Employers Can’t Dispute Employees Date of Birth at Fag End of Their Service: Supreme Court

Employers Can’t Dispute Employees’ Date of Birth at Fag End of Their Service

Case: Shankar Lal versus Hindustan Copper Ltd and others

Coram: Justices DY Chandrachud and Aniruddha Bose

Case No.: CIVIL APPEAL NO.2858 OF 2022

Court Observation: “This exercise was conducted without giving any opportunity of hearing to the appellant and at the fag end of his service tenure. Otherwise, various documents including the L.I.C. policy consistently reflect 21st September 1949 to be the appellant’s birthdate”

“This is not a case where a workman is seeking to change his date of birth to his benefit at the end of his career. This is a case where the employer is altering the records at the end of the career of the workman to his detriment by taking a unilateral decision that the date of birth specified in the appellant’s service book was erroneous, relying on a date disclosed in a statutory form”

“VRS benefit is an entitlement and assumes the character of property to the employee concerned once his application for VRS is accepted. It is the right of a person under Article 300A of the Constitution of India to have the VRS benefit to be given on accurate assessment thereof, the employer here being a public sector unit. If at the time of quantifying the VRS benefit after accepting an employee’s application for voluntary retirement, the employer take any step that would reduce such benefit in monetary terms, such step shall have to be taken under the authority of law.

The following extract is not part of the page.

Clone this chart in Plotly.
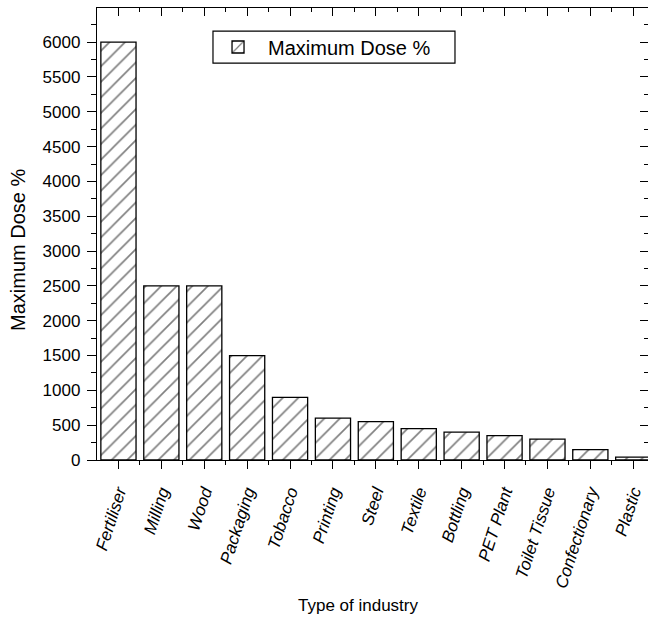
import plotly.graph_objects as go

# Maximum dose (%) by type of industry
industries = ["Fertiliser", "Milling", "Wood", "Packaging", "Tobacco", "Printing",
              "Steel", "Textile", "Bottling", "PET Plant", "Toilet Tissue",
              "Confectionary", "Plastic"]
max_dose = [6000, 2500, 2500, 1500, 900, 600, 550, 450, 400, 350, 300, 150, 40]
y_ticks = list(range(0, 6001, 500))

positions = list(range(len(industries)))
boundaries = [p + 0.5 for p in positions]
FONT = "Liberation Sans, Arial, sans-serif"

fig = go.Figure()
fig.add_trace(go.Bar(
    x=positions, y=max_dose, name="Maximum Dose %", width=0.82,
    marker=dict(color="white", line=dict(color="black", width=1.3),
                pattern=dict(shape="/", fgcolor="black", bgcolor="white",
                             size=11, solidity=0.15)),
))
# empty trace so the top/right frame axes are drawn
fig.add_trace(go.Scatter(x=[None], y=[None], xaxis="x2", yaxis="y2",
                         showlegend=False, hoverinfo="skip"))

xr = [-0.5, 12.344]
yr = [0, 6490]

fig.update_layout(
    width=648, height=618,
    margin=dict(l=97, r=0, t=8, b=158, autoexpand=False),
    paper_bgcolor="white", plot_bgcolor="white",
    font=dict(family=FONT, color="black", size=17),
    showlegend=True,
    legend=dict(x=0.2015, y=0.9137, xanchor="left", yanchor="middle",
                borderwidth=0, bgcolor="rgba(0,0,0,0)",
                itemwidth=50, font=dict(size=20, family=FONT)),
    xaxis=dict(
        range=xr, tickmode="array", tickvals=positions, automargin=False,
        ticktext=[f"<i>{c}</i>" for c in industries],
        tickangle=-72, ticks="outside", ticklen=8, tickwidth=1.3, tickcolor="black",
        ticklabelstandoff=6,
        showline=True, linecolor="black", linewidth=1.3, showgrid=False, zeroline=False,
        minor=dict(tickmode="array", tickvals=boundaries, ticks="outside",
                   ticklen=4, tickwidth=1.3, tickcolor="black", showgrid=False),
        tickfont=dict(size=17, family=FONT),
    ),
    yaxis=dict(
        range=yr, tickmode="array", tickvals=y_ticks, automargin=False,
        ticks="outside", ticklen=9, tickwidth=1.3, tickcolor="black",
        ticklabelstandoff=3,
        showline=True, linecolor="black", linewidth=1.3, showgrid=False, zeroline=False,
        minor=dict(dtick=250, tick0=0, ticks="outside", ticklen=5, tickwidth=1.3,
                   tickcolor="black", showgrid=False),
        tickfont=dict(size=17, family=FONT),
    ),
    xaxis2=dict(
        range=xr, overlaying="x", side="top", tickmode="array", tickvals=positions,
        showticklabels=False, ticks="inside", ticklen=8, tickwidth=1.3, tickcolor="black",
        showline=True, linecolor="black", linewidth=1.3, showgrid=False, zeroline=False,
        automargin=False,
        minor=dict(tickmode="array", tickvals=boundaries, ticks="inside",
                   ticklen=4, tickwidth=1.3, tickcolor="black", showgrid=False),
    ),
    yaxis2=dict(
        range=yr, overlaying="y", side="right", tickmode="array", tickvals=y_ticks,
        showticklabels=False, ticks="inside", ticklen=8, tickwidth=1.3, tickcolor="black",
        showline=False, showgrid=False, zeroline=False, automargin=False,
        minor=dict(dtick=250, tick0=0, ticks="inside", ticklen=4, tickwidth=1.3,
                   tickcolor="black", showgrid=False),
    ),
    shapes=[
        # legend frame
        dict(type="rect", xref="paper", yref="paper",
             x0=0.2105, x1=0.6497, y0=0.878, y1=0.949,
             line=dict(color="black", width=1.2), fillcolor="rgba(0,0,0,0)"),
    ],
    annotations=[
        dict(text="Maximum Dose %", xref="paper", yref="paper", x=-0.1434, y=0.4646,
             xanchor="center", yanchor="middle", textangle=-90, showarrow=False,
             font=dict(size=20, family=FONT)),
        dict(text="Type of industry", xref="paper", yref="paper", x=0.475, y=-0.321,
             xanchor="center", yanchor="middle", showarrow=False,
             font=dict(size=17, family=FONT)),
    ],
)

fig.write_html("out.html")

We find the action of the employer lacking in authority of law in this case on two counts. First, it fails for not adhering to the principles of natural justice. The decision not to follow the service book recordal was taken without giving an opportunity of hearing to the appellant. The opportunity of hearing of the appellant also accrued because the employer themselves had proceeded on the basis that the later date i.e., 21st September 1949 was the birthdate of the appellant and this was a long established position. Moreover, since in the own records of the employer two dates were shown, under normal circumstances it would have been incumbent on their part to undertake an exercise on application of mind to determine in which of these two records the mistake had crept in. That process would also have had to involve participation of the appellant, which would have been compatible with the principles of natural justice. There are several authorities in which this Court has deprecated the practice on the part of the employees at the fag end of their career to dispute the records pertaining to their dates of birth that would have the effect of extension of the length of their service. The very reasoning on which an employee is not permitted to raise age­-correction plea at the fag end of his service to extend his tenure should also apply to the employer as well. It is the employer here who had proceeded on the basis of age of the appellant reflected in his service book during the latter’s service tenure and they ought not to be permitted to fall back on the Form “B” which would curtail the VRS benefit of the appellant”.